When I first came in contact with the raw food world a couple of years ago, what I took away was green smoothies. Unfortunately, they never turned out as nice looking as the ones on the web. This was certainly due to crappy blenders I’ve had. I didn’t have a lot of money, because I was a student. So I bought several cheap blenders, which just didn’t live up to my expectations. But also, I didn’t have a clue about nutrition, even though I had been a vegan for several years.
Yes, I was a classic junk food vegan. I inherently knew that vegan was the way to go, including health-wise, but I just didn’t really know anything. That’s easy to say in hindsight.
About 3-4 years back (has it really been this long? WOW!), I finally invested a good sum of money (for a student) and bought a high-speed blender (the omniblend). It’s a great blender, and green smoothies are heaven with it. But the living situation I was in wasn’t a good environment to thrive in with green smoothies and raw food in general. So I kind of gave up on it more and more with some not-so-nice comments I got from roommates (who went from vegan to atkins with a vengence).
That changed when I moved into the home I live in now, about 2 1/2 years ago, where my way of eating is mostly accepted and respected. When I moved in, I actually got my roomies into a little smoothie craze. For a couple of weeks, almost everyone was doing smoothies. For a long time, I was doing mostly large fruit smoothies, but after a while, I got back into green smoothies.
I mean, the benefits of green smoothies sound awesome:
- they’re healthy – especially when they replace an unhealthy breakfast like bacon & eggs
- it’s an easy way to get in yo’ greens
- they’re time-efficient
- they give you lots of fiber, water, vitamins, and minerals
- they should be a breeze on digestion since fruits & veggies digest quickly
And for a long time, until about late spring this year, I had a smoothie pretty much every morning and oftentimes also for lunch. And then cooked dinner. Pretty much according to what the Raw Til 4 Guidelines are saying now, but I never quite got up to 2,500 calories+ a day. And here’s why:
I tried drinking large smoothies – oftentimes they were 1.5 to 2 liters. I would pack A LOT of produce in there, and it still wasn’t 1000 calories. The largest smoothies were about 800 calories, usually around 5-600 calories, though. They would taste great. I would try to drink them slowly, and to chew them. But mostly, I didn’t.
With the 2 liter smoothie in my belly, I felt SO full, I didn’t feel like moving too much. I never really felt very satisfied. 2 hours later, I would want more food. Most of the time, I also felt SO bloated and it would last all day. Not a super nice feeling that I had pretty much every day. Don’t get me wrong, I still felt WAY better with (green) smoothies than I did before because I actually got some nutrients into my body. But for me, they still weren’t optimal.
Earlier this year, I moved away from the high raw, high fruit diet and more towards whole food, plant-based McDougall Lifestyle. For breakfast, I usually have oatmeal. For lunch, I often cook enough for lunch and dinner. Or enough at dinner time for dinner and lunch the next day. I still eat fruit, of course. That’s something that stayed with me. But I limit it to 1-3 pieces a day, usually.

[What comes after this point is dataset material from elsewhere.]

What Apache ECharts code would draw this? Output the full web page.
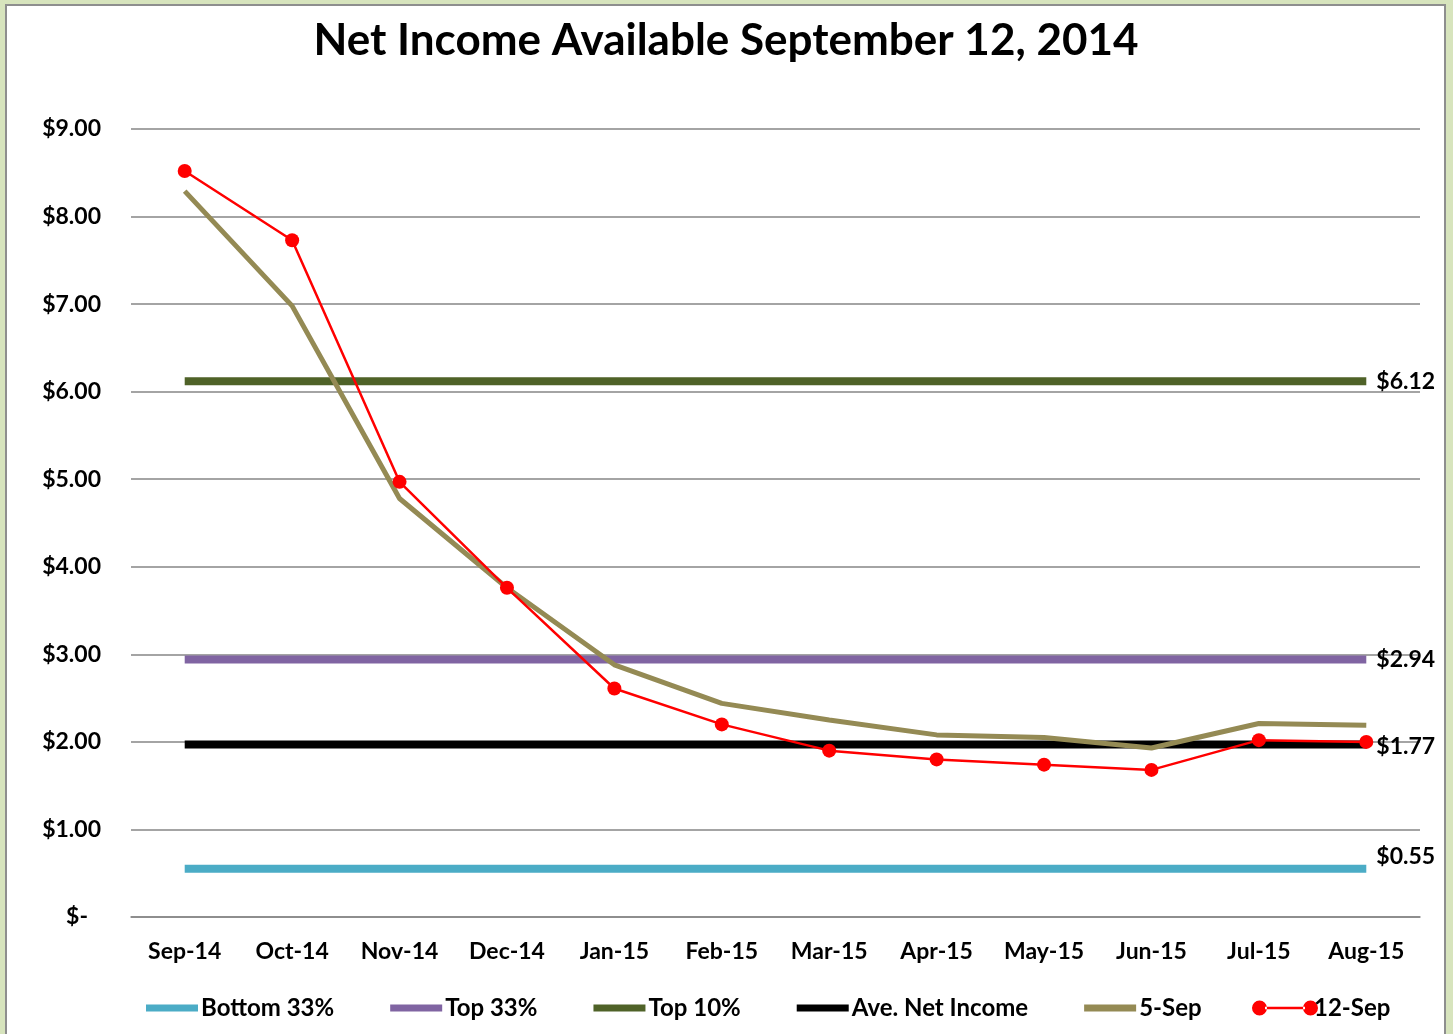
<!DOCTYPE html>
<html><head><meta charset="utf-8">
<script src="https://cdn.jsdelivr.net/npm/echarts@6/dist/echarts.min.js"></script>
<style>
html,body{margin:0;padding:0;width:1453px;height:1034px;overflow:hidden;background:#d7e4bd;}
#frame{position:absolute;left:5px;top:4px;width:1437px;height:1040px;background:#fff;border:2px solid #8e8e8e;}
#chart{position:absolute;left:0;top:0;width:1453px;height:1034px;}
</style></head>
<body><div id="frame"></div><div id="chart"></div>
<script>
const categories = ['Sep-14','Oct-14','Nov-14','Dec-14','Jan-15','Feb-15','Mar-15','Apr-15','May-15','Jun-15','Jul-15','Aug-15'];
const sep5 = [8.29, 6.98, 4.78, 3.76, 2.88, 2.44, 2.25, 2.08, 2.05, 1.93, 2.21, 2.19];
const sep12 = [8.52, 7.73, 4.97, 3.76, 2.61, 2.20, 1.90, 1.80, 1.74, 1.68, 2.02, 2.00];
const bottom33 = 0.55, top33 = 2.94, top10 = 6.12, aveNet = 1.97;
const refLabels = {bottom33:'$0.55', top33:'$2.94', top10:'$6.12', aveNet:'$1.77'};

const FONT = 'Lato';
function flat(v){ return categories.map(()=>v); }
function refSeries(name, v, label, color, offY){
  return {name, type:'line', data:flat(v), showSymbol:false, symbol:'none',
    lineStyle:{color, width:8, cap:'butt'}, itemStyle:{color},
    endLabel:{show:true, formatter:label, distance:10, offset:[0,offY||0], color:'#000', fontFamily:FONT, fontWeight:'bold', fontSize:23},
    silent:true};
}
const legendText = {fontFamily:FONT, fontWeight:'bold', fontSize:24, color:'#000'};
const axisFont = {color:'#000', fontFamily:FONT, fontWeight:'bold', fontSize:23};
const chart = echarts.init(document.getElementById('chart'));
chart.setOption({
  animation:false,
  title:{text:'Net Income Available September 12, 2014', left:721, textAlign:'center', top:14,
    textStyle:{fontFamily:FONT, fontWeight:'bold', fontSize:44, color:'#000'}},
  grid:{left:131, right:33, top:129, bottom:117},
  legend:[
    {left:141, top:991, itemWidth:52, itemHeight:7, itemGap:56, icon:'rect',
     textStyle:Object.assign({padding:[0,0,0,-2]}, legendText),
     data:['Bottom 33%','Top 33%','Top 10%','Ave. Net Income','5-Sep']},
    {left:1247, top:991, itemWidth:66, itemHeight:15, itemGap:0,
     textStyle:Object.assign({padding:[0,0,0,-9]}, legendText),
     data:[{name:'12-Sep', icon:'path://M0,7.5a7.5,7.5 0 1,0 15,0a7.5,7.5 0 1,0 -15,0Z M13,6.2h40v2.6h-40Z M51,7.5a7.5,7.5 0 1,0 15,0a7.5,7.5 0 1,0 -15,0Z'}]}
  ],
  xAxis:{type:'category', data:categories, boundaryGap:true,
    axisLine:{show:true, lineStyle:{color:'#868686', width:1.5}}, axisTick:{show:false},
    axisLabel:Object.assign({margin:23}, axisFont)},
  yAxis:{type:'value', min:0, max:9, interval:1,
    axisLine:{show:false}, axisTick:{show:false},
    splitLine:{lineStyle:{color:'#868686', width:1.5}},
    axisLabel:Object.assign({margin:30,
      formatter:v=> v===0 ? '{z|$-}' : '$'+v.toFixed(2),
      rich:{z:Object.assign({padding:[0,13,0,0]}, axisFont)}}, axisFont)},
  series:[
    refSeries('Bottom 33%', bottom33, refLabels.bottom33, '#4bacc6', -12),
    refSeries('Top 33%', top33, refLabels.top33, '#8064a2', 0),
    refSeries('Top 10%', top10, refLabels.top10, '#4f6228', 0),
    refSeries('Ave. Net Income', aveNet, refLabels.aveNet, '#000000', 2),
    {name:'5-Sep', type:'line', data:sep5, showSymbol:false, symbol:'none',
      lineStyle:{color:'#948a54', width:5}, itemStyle:{color:'#948a54'}},
    {name:'12-Sep', type:'line', data:sep12, symbol:'circle', symbolSize:14, showSymbol:true,
      lineStyle:{color:'#ff0000', width:2.5}, itemStyle:{color:'#ff0000'}}
  ]
});
</script></body></html>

I must say, the oatmeal for breakfast satisfies me so much more. Apart from being delicious and being able to have it in a million varieties, it satisfies me for hours and hours. I don’t think about food anymore until I really get hungry. Totally contrary to having a smoothie for breakfast. It also helps me to be regular, if you know what I mean. Yes, even better than the large smoothies with loads of fiber.
Also, I don’t count calories anymore, and it is such a feeling of freedom! I used to weigh and measure everything I put into the smoothies (and also the green juices) to make sure I got enough. Enough calories, enough nutrients, enough fiber, etc. I definitely became way too obsessed with it. I realized that that’s not healthy behavior. Sure, every once in a while, I will track a day, especially when I try something new. Just to get the gist of it. But I don’t do it daily, and I don’t obsess over it anymore. And I feel so much better this way.
For now, I will have my smoothies as a snack rather than a full meal replacement. Keeping them smaller helps with my digestion and my overall well-being.
Of course, this is just my personal story and opinion. If you’re doing (green) smoothies and you feel great with them, by all means, continue! Especially when you come from a SAD (Standard American Diet) lifestyle, green smoothies are still a great option to get in some great nutrition.